SECURITIES DISCLOSURE
I believe 10-K’s, annual reports, proxy statements, and other investor communications should be written with care and a focus on clarity — not treated as a nuisance. Market participants want to understand these documents, and the SEC insists they should be able to. Combining my background as a corporate and securities attorney and my experience as a writer and editor, I craft disclosure documents that investors, analysts, regulators, and even lawyers will appreciate. Specifically, I will:
- Create SEC filings and other documents that your investors can read and understand.
- Free up your investor relations, accounting, finance, and executive compensation professionals to do other work.

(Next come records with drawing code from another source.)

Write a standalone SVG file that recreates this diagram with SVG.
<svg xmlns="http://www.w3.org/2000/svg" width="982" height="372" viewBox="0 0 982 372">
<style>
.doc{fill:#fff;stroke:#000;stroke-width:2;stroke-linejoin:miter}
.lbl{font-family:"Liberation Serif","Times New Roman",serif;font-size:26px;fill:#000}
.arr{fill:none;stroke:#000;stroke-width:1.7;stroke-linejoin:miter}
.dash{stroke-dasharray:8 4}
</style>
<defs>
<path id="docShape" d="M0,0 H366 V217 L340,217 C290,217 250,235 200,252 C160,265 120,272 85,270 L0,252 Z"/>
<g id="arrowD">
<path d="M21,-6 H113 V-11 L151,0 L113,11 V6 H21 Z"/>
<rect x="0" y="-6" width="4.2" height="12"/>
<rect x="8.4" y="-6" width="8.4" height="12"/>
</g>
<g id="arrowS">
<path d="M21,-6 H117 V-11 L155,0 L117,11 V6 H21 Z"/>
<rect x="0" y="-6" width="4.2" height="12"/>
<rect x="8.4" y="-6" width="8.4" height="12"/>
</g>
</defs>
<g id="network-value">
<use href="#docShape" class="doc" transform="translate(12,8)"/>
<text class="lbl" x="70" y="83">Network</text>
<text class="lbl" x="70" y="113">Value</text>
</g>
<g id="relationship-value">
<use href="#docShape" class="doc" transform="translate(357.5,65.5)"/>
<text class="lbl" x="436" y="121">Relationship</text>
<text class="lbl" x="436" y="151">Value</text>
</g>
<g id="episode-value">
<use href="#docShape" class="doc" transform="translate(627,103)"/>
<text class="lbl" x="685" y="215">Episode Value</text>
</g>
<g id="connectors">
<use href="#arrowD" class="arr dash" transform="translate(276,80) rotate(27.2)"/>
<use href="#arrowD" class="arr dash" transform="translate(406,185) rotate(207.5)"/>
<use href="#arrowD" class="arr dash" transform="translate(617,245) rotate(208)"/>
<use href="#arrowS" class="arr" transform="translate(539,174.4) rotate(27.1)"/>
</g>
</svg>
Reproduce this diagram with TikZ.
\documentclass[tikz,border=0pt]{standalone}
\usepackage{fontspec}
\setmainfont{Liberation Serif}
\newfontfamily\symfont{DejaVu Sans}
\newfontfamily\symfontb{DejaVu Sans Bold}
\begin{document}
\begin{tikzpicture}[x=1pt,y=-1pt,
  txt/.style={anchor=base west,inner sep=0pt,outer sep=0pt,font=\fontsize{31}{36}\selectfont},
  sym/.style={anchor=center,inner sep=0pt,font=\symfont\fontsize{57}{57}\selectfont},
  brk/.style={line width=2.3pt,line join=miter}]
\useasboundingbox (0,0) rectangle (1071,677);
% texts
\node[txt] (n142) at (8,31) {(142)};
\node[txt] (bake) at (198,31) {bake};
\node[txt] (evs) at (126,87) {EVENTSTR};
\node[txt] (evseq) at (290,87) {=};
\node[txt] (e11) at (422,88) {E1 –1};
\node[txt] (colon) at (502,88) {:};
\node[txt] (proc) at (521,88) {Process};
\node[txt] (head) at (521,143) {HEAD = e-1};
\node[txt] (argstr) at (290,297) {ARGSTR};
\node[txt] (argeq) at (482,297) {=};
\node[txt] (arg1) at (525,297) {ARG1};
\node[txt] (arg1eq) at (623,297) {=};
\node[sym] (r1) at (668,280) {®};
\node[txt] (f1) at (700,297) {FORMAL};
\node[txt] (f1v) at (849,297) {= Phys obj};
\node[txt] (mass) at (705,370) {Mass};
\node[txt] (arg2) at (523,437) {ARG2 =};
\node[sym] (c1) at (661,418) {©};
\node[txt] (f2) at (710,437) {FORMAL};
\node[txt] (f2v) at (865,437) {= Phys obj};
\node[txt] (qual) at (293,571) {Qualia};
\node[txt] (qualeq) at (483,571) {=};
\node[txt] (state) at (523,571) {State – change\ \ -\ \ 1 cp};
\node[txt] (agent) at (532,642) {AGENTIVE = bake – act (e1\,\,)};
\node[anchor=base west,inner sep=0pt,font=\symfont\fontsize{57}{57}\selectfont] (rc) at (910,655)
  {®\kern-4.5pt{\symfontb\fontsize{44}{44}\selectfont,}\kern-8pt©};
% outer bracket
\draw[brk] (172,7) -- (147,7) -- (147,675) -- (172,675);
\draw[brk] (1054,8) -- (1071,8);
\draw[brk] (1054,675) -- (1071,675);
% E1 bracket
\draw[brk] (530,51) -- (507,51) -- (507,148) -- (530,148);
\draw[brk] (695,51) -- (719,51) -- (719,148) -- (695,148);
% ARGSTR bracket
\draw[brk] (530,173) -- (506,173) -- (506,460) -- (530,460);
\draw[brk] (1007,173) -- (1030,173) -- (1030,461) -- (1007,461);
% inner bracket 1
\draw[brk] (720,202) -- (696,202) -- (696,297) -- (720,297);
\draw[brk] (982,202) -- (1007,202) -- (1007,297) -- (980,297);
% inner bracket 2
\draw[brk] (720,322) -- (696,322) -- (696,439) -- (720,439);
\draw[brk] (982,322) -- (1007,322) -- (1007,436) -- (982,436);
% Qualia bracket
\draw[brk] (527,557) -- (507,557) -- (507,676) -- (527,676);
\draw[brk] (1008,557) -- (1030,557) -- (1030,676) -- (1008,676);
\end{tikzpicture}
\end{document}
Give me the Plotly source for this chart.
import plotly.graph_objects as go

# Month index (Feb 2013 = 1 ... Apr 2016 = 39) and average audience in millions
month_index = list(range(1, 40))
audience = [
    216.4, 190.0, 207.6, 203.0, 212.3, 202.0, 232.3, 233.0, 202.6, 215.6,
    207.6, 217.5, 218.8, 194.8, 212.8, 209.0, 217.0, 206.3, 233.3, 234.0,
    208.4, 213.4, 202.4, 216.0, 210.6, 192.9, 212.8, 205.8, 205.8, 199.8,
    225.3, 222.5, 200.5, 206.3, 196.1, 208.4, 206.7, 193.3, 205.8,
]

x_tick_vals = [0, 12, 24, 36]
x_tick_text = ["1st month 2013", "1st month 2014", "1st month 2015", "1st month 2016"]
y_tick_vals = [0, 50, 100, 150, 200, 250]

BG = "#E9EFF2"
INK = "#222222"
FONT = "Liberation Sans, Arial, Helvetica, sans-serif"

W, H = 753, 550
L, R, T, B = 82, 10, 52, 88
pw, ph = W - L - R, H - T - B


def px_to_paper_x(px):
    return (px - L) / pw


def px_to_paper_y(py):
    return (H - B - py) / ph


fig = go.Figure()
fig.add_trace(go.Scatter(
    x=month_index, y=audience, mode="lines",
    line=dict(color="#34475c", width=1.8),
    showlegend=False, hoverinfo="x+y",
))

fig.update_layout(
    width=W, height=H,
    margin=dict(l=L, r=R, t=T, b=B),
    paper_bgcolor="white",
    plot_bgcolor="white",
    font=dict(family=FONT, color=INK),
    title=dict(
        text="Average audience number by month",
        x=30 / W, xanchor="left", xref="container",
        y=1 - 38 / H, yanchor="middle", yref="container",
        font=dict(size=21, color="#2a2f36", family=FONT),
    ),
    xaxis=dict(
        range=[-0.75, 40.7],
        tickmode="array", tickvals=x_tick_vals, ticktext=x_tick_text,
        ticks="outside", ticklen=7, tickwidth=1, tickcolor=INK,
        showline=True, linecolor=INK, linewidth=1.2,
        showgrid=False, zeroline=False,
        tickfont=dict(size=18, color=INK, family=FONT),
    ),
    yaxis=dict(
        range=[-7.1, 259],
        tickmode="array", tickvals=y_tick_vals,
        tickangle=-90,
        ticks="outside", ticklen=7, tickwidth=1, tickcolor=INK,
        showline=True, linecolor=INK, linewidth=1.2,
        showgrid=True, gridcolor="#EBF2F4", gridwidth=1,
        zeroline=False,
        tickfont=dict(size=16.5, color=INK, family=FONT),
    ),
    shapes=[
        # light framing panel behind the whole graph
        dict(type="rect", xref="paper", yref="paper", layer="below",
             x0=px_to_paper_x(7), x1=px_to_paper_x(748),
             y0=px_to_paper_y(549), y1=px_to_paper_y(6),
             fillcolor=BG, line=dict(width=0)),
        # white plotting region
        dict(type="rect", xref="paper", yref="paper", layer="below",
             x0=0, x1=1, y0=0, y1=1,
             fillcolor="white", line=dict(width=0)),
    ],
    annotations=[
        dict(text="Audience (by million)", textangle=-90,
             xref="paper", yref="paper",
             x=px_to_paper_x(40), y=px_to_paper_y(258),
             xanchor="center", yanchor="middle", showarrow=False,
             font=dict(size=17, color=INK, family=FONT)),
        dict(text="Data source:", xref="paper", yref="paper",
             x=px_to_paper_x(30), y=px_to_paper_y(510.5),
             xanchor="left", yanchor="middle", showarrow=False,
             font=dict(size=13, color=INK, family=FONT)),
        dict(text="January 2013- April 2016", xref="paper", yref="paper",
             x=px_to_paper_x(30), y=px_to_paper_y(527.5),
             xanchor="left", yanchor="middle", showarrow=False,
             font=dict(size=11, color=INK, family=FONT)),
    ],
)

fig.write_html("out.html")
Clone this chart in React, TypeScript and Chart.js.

- Help you to confine legal bills to true “legal” work — not editing.
- Produce documents that your attorneys, analysts, and regulators can review efficiently.
How do I do that? By filling a gap in the disclosure process. Of course you have systems to generate the raw information that public companies must disclose. But do you have the staff (and does your staff have the time and the skills) to convey that information in jargon-free, comprehensible reports?
Accounting, finance, and benefits personnel generally are not trained to explain financial concepts, business transactions, or the nuances of executive compensation plans in lay terms. Marketing professionals can communicate, but may not know the regulatory landscape. Counsel should always review disclosure materials to ensure they comply with securities laws, but if outside lawyers are drafting or editing your 10-K or proxy at their customary rates, your legal bills may be unnecessarily high.
As an experienced editor and former securities lawyer, I will help you improve your presentation without compromising your legal obligations. I will not act as securities counsel. Instead, I will help you generate reports that are ready for securities counsel to review — not rewrite.